Judging from the article, if you parsed "if 3", you'd get back out
(prefix if 3)
instead of an error, since `if` is just a regular prefix operator. So, presumably there's some sort of well-formedness checking that goes on after parsing? Does anyone know more? The website says very little.
True, 'if 3' will stay there if there is no rewrite for it. You can also use treat a lack of possible rewrite as an error, this is what the Tao 3D document description language does. You'd get an error like "No form matches 'if 3'".
Underneath, there is a rewrite operator, ->, that means to transform the shape on the left into the shape on the right.
The precise semantics are a tiny bit more complicated than that, but it iterates until there is no more transformation that applies. Some specific rewrites will be transformed into "opcodes" of the underlying machine model. So A+B with integers on each side will execute an addition (the inner representation of the transform is something like A+B -> opcode Add).
Yeah that puzzles me a bit too. Multifix operators are not more complicated than prefix/postfix/infix (well, only marginally). For instance, you can give each operator a left priority and a right priority and merge them when they meet with the same priority. Then `if x then y else z` would become (if/then/else x y z) or something like that. I think that's saner and easier to handle than what he does.
In XL, a multifix is a combination of infix, prefix or postfix. Note that the various nodes exist only for the programmer's convenience, i.e. they represent a user-visible syntax. Internally, I could do with only a node with two children.

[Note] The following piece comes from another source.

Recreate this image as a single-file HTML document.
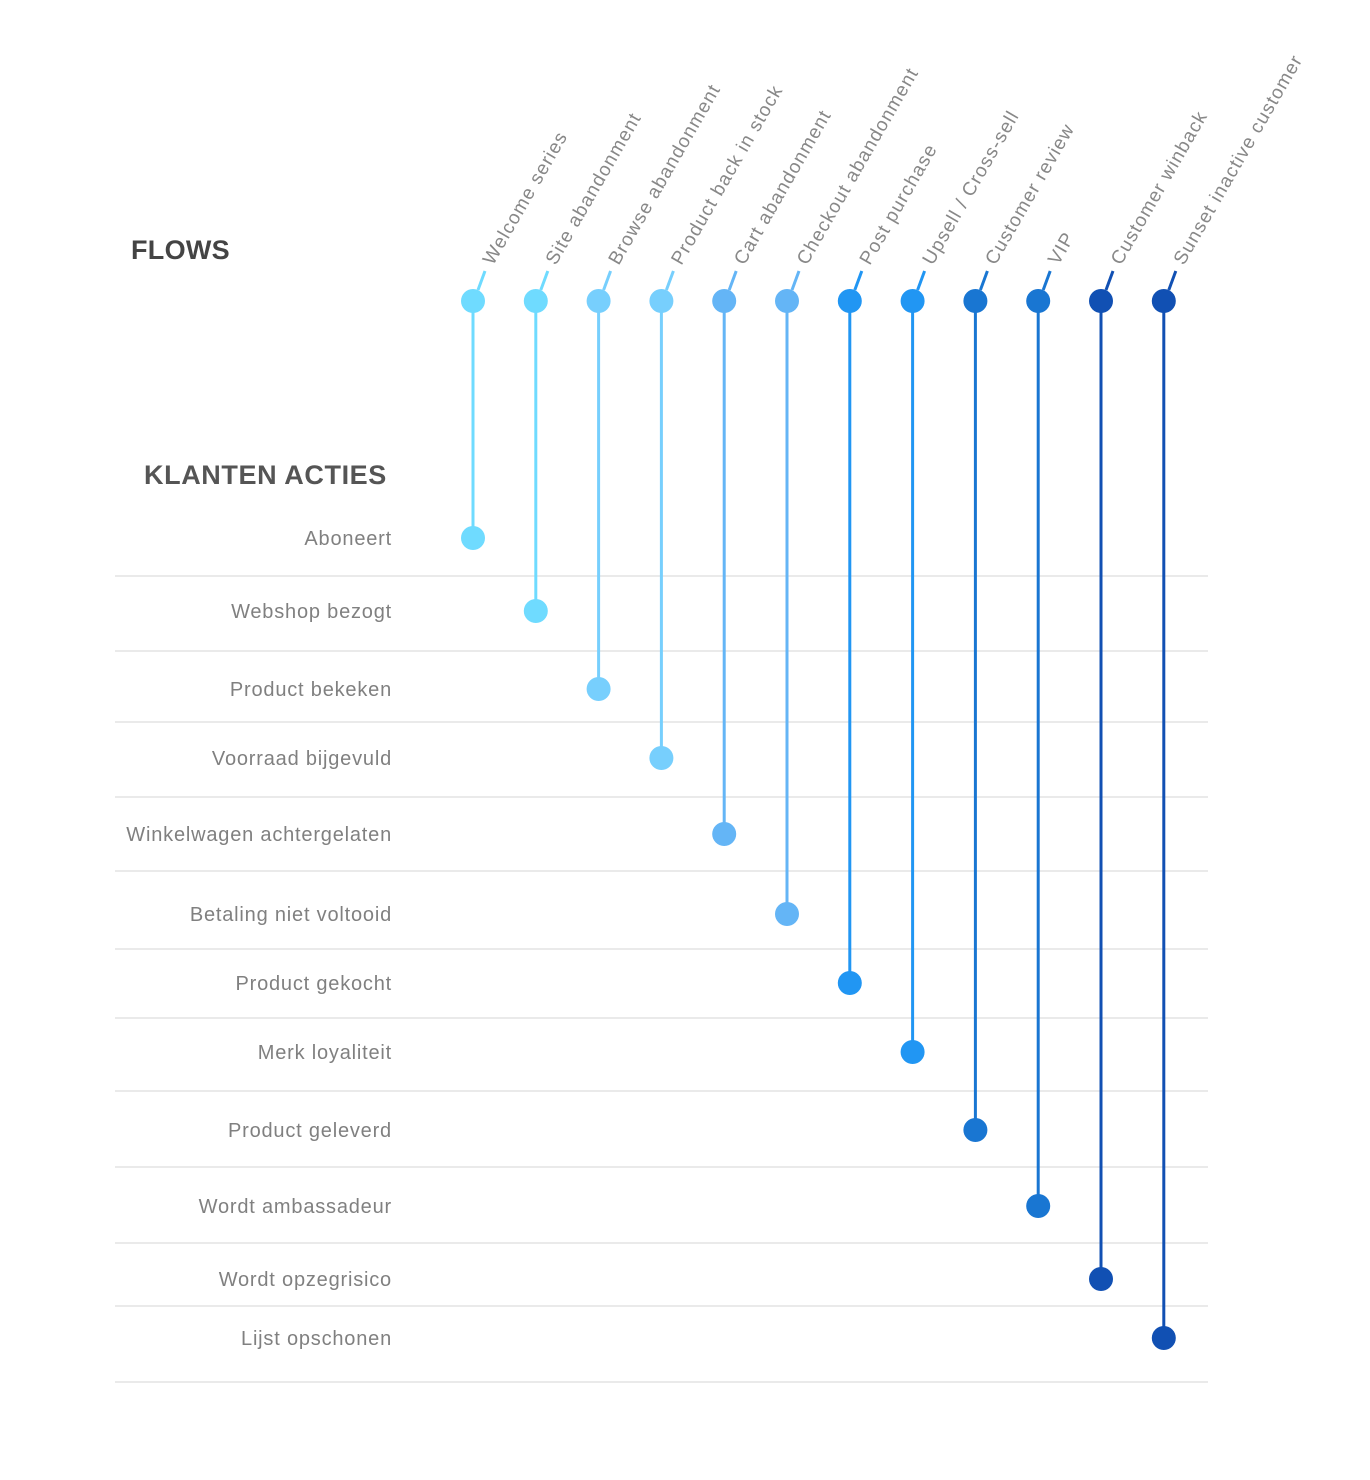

Something like [A,B,C,D] writes as:
Block with [] containing
Infix , containing
Symbol A
Infix , containing
Symbol B
Infix , containing
Symbol C
Symbol D
So this allows me to represent multifix along with their expected syntax. I could also represent for example:
[A, B; C, D]
if A then B else C unless D
for A in B..C loop D
The last one is actually one of the for loop forms in XL
Multifix is more general than a combination of infix, prefix and postfix, though. For instance, a [] block is a multifix operator, but you can't implement it as a combination.

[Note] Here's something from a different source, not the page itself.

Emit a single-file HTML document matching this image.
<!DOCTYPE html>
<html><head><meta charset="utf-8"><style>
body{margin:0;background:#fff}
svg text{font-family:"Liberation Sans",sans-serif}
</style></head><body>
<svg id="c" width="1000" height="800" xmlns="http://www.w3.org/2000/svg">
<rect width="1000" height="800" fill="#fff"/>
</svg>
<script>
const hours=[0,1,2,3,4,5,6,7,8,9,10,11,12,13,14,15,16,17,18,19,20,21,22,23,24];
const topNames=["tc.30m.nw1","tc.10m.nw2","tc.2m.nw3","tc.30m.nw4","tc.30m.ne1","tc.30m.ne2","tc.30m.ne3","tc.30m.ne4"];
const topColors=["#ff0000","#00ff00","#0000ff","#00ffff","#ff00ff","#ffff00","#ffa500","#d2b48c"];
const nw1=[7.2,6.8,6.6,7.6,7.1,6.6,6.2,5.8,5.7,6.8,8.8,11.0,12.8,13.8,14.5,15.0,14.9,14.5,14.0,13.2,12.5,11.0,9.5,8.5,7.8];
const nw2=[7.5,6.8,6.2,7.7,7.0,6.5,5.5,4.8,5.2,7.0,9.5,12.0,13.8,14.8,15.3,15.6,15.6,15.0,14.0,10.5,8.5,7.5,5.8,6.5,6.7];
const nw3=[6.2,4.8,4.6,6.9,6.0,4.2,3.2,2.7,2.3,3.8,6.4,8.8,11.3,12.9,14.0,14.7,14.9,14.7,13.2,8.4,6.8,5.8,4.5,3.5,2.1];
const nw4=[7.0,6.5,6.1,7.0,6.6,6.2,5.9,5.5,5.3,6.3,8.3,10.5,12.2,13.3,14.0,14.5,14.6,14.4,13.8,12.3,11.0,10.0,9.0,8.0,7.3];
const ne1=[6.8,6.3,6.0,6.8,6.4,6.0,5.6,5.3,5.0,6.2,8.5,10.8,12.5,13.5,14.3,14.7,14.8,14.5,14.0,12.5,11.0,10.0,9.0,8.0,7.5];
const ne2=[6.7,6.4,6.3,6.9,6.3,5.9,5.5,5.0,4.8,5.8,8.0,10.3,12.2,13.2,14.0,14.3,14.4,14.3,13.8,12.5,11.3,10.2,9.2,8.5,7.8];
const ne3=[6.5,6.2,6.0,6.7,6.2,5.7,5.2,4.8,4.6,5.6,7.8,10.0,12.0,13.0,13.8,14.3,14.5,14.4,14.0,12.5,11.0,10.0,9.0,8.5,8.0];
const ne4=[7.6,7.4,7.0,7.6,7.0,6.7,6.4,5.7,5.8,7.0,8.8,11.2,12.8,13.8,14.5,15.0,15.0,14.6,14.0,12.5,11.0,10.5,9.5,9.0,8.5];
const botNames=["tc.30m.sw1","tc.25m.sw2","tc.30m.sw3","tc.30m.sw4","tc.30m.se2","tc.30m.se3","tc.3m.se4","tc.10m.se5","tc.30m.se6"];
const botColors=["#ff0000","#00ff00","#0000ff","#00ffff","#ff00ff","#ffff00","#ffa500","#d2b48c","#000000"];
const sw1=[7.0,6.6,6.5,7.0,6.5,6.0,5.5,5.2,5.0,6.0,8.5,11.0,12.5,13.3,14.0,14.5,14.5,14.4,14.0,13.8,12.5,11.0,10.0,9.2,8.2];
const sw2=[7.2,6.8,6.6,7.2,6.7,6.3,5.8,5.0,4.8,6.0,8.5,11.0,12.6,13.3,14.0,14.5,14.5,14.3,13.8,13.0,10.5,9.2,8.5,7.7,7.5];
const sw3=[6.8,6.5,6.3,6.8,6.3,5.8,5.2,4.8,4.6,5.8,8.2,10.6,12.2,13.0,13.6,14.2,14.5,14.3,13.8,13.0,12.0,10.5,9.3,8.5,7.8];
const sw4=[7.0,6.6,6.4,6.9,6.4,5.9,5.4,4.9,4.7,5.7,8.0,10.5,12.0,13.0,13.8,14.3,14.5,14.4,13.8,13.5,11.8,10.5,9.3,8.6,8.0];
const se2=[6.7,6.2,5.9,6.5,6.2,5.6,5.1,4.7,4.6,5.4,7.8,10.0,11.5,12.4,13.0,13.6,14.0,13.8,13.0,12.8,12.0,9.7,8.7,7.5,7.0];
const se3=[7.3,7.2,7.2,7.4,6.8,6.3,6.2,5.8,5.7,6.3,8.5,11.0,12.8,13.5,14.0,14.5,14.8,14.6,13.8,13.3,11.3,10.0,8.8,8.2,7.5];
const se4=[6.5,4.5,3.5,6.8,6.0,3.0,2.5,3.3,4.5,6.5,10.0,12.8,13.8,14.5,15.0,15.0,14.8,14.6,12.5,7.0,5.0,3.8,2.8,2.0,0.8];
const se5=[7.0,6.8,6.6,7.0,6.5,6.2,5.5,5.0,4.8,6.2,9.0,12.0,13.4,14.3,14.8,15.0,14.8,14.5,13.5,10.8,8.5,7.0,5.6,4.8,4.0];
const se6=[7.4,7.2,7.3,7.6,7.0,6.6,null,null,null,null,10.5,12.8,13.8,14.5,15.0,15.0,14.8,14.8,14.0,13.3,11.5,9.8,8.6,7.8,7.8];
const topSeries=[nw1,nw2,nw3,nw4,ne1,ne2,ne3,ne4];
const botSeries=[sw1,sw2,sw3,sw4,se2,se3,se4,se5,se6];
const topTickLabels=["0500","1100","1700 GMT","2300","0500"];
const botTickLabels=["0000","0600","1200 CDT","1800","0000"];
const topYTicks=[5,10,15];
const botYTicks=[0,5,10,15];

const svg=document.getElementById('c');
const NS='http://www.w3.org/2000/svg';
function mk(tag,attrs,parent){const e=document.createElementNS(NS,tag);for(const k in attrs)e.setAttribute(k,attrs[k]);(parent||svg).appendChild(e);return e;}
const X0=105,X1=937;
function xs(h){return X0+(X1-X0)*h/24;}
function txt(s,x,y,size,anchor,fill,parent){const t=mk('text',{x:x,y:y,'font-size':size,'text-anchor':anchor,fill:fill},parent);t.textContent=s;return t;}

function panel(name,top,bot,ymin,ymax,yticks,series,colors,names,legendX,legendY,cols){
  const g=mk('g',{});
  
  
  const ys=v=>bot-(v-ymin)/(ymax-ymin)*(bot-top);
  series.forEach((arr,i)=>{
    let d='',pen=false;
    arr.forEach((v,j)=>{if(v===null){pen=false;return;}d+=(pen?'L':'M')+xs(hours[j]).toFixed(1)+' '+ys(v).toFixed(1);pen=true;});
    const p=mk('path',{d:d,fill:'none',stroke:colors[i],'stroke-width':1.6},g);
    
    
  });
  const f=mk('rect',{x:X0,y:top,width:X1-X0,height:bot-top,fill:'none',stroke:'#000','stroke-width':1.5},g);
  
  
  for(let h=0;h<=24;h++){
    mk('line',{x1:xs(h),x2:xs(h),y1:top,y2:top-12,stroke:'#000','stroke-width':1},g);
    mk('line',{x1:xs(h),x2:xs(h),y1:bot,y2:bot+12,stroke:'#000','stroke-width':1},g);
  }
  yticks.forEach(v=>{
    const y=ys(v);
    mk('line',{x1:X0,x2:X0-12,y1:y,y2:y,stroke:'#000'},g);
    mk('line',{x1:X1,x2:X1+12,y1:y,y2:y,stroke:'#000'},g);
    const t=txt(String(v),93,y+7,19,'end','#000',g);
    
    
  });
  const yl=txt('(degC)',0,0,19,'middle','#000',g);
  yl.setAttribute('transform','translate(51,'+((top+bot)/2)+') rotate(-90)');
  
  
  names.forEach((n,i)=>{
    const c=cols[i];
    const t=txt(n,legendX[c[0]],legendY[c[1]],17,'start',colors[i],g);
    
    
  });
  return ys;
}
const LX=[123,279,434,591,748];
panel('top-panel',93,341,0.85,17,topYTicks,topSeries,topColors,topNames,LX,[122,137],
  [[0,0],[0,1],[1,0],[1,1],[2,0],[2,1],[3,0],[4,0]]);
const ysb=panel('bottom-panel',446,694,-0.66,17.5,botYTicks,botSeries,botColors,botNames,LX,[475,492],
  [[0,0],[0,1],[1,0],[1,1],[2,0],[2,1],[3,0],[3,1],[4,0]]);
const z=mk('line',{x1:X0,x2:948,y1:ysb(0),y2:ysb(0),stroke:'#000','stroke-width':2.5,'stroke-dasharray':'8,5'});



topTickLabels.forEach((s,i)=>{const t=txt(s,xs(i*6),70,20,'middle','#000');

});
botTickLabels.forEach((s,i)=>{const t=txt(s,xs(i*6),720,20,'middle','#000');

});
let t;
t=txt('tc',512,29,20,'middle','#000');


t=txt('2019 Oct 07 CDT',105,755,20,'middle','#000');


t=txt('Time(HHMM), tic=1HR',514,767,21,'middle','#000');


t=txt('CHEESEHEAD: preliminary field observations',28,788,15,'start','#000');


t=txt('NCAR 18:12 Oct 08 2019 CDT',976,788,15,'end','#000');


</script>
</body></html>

The advantage of supporting multifix directly is that you get a more convenient and less confusing representation. For instance, given "if A then B else C" why should I expect (else (then (if A) B) C) and not (if (then A (else B C))? It's not obvious, and both are unwieldy compared to a ternary operator like (if/then/else A B C).
Multifix is not more general than combinations of the 8 node types in XL, only more powerful than a combination of some subset.
It's not simpler. XL started with a multifix representation, see http://mozart-dev.sourceforge.net/notes.html. Switching to the current representation was a MAJOR simplification.
The current representation captures the way humans parse the code. Infix captures "A+B" or "A and B". Prefix captures "+3" or "sin x". Postfix captures "3!" or "3km". Block captures "[A]", "(A)", "{A}" or indentation. Since humans perceive a difference, you need to record that difference somewhere. XL records that structure in the parse tree itself, not on side data structures such as grammar tables.
This approach also enables multiple tree shapes that overlap. Consider the following XL program (I replaced asterisks with slashes because the asterisk means "italics" for HN):
A/B+C -> multiply_and_add A, B, C
A+B/C -> multiply_and_add B, C, A
A+B -> add A, B
A*B -> mul A, B
In that case, I can match a multifix operator like multiply_and_add without needing a representation that would exclude matching A+B or A/B in other scenarios. This is especially important if you have type constraints on the arguments, e.g.:
A:matrix/B:matrix+C:matrix -> ...
A:matrix/B:real+C:real -> ...
Those would be checked against X/Y+Z in the code, but if X, Y and Z are real numbers, they would not match.
I have gone the other way with the languages I designed, from the system you describe to multifix, and have had the opposite experience. A proper implementation of general operator precedence grammars is much simpler than implementing prefix, postfix, infix and blocks specifically.
Now, I'm not sure how you implemented multifix, but a good general implementation for it is not immediately obvious, so I suspect you simply used an algorithm that's more convoluted than necessary and made you overestimate the scheme's actual complexity. Implemented properly, though, it's ridiculously simple. To demonstrate, I have hacked together a JavaScript version here (sorry, I didn't get around to commenting the code yet):
The core of the parser is the oparse function, which clocks in at 32 lines of code. Along with a basic tokenizer, order function, evaluator and some fancy display code, the whole thing is barely over 200 LOC. I dug around for XL's source and from what I can tell, what you have is not simpler than this.
I also never suggested making multifix operators like multiply_and_add. Multifix is for operators which are inherently ternary, quaternary and so forth. For instance, when I see "a ? b : c" I don't parse it as prefix, postfix or binary infix, I parse it as ternary.